The mercury removal performance of the system has also been commendable. Figure 8 summarises the results of mercury removal efficiency tests carried out between March and November 2007.
All 19 Hg measurements surpassed the 90% target. Moreover, 14 of the 19 tests were conducted without any activated carbon injection, and all of these exhibited > 90% removal efficiency.
The average coal-to-stack Hg removal efficiency measured during the 15 full-load tests shown in Figure 8 is = 96%, a more-than 94% reduction over the baseline Hg removal efficiency of 30% measured at AES Greenidge unit 4 in November 2004, prior to the installation of the multi-pollutant control system.
Table 3 summarises the SO3, HCl, and HF concentrations and removal efficiencies that have been measured at AES Greenidge unit 4 since the installation of the multi-pollutant control system.
As shown in Table 2, the Turbosorp® system exceeded its performance target for SO3 removal efficiency (= 95%) during guarantee testing on 2 May 2007, when the average SO3 concentration at the inlet to the Turbosorp® system was 26.5 ppmvd @ 3% O2, and the average SO3 removal efficiency was 97%. Since then SO3 removal efficiencies have varied considerably, owing largely to variations in SO3 concentrations at the Turbosorp® inlet, as illustrated in Table 3. Overall, however, installation of the Turbosorp® system has reduced the unit’s stack SO3 emissions to less than 1 ppmvd.
The Turbosorp® system demonstrated attainment of its performance target for HCl removal efficiency (= 95%) throughout its first year of operation.
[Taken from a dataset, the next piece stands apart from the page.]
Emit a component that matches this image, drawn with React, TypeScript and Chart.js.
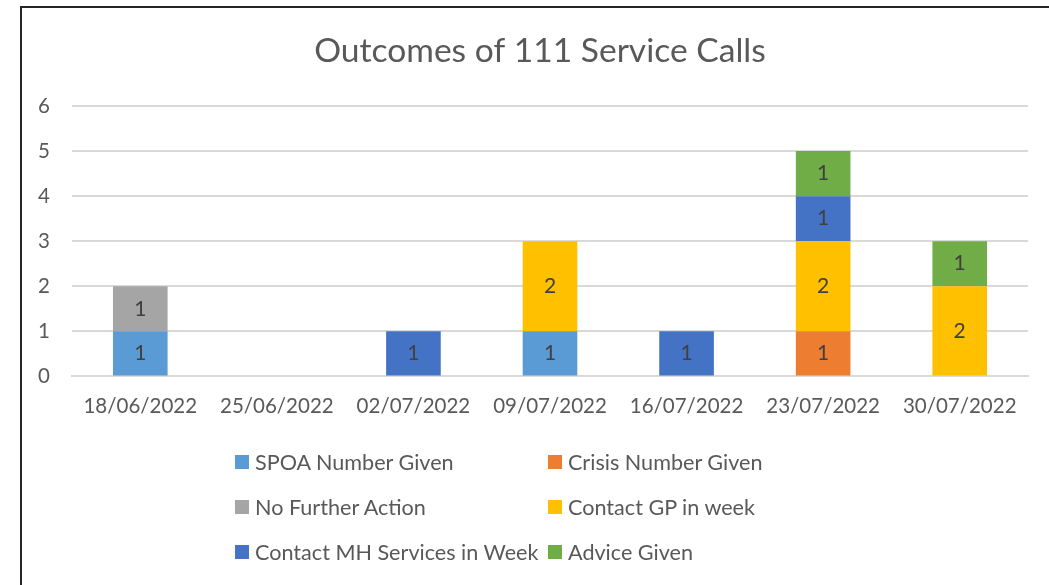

HF concentrations at the stack have been below the method detection limit for all 14 tests performed to date. For five of these tests, the HF concentration measured at the inlet to the Turbosorp® system was also below the detection limit. The average HF concentration at the Turbosorp® inlet during the remaining nine tests was 1.45 ppmvd @ 3% O2, which is less than half the amount predicted from the coal fluorine analysis, and the average HF removal efficiency during these tests was > 86.9%. The disparity between the inlet HF concentration and coal fluorine content has not been resolved.
Finally, the particulate matter emission rate measured during 22 full-load tests between 28 March 2007 and 11 October 2007 was < 0.001 lb/mmBtu, which represents a more-than 98% reduction over the baseline full-load particulate matter emission rate of 0.063 lb/mmBtu measured in November 2004. The improvement in PM emissions has occurred in spite of the substantial increase in flue gas particulate loading brought about by the hydrated lime, reaction products, and high solid recycle rate in the Turbosorp® system. It results largely from the superior performance of the baghouse relative to the unit’s old ESP. In addition, the fluidised bed absorber is thought to promote agglomeration of fine particles, making them easier to capture in the downstream particulate collection equipment.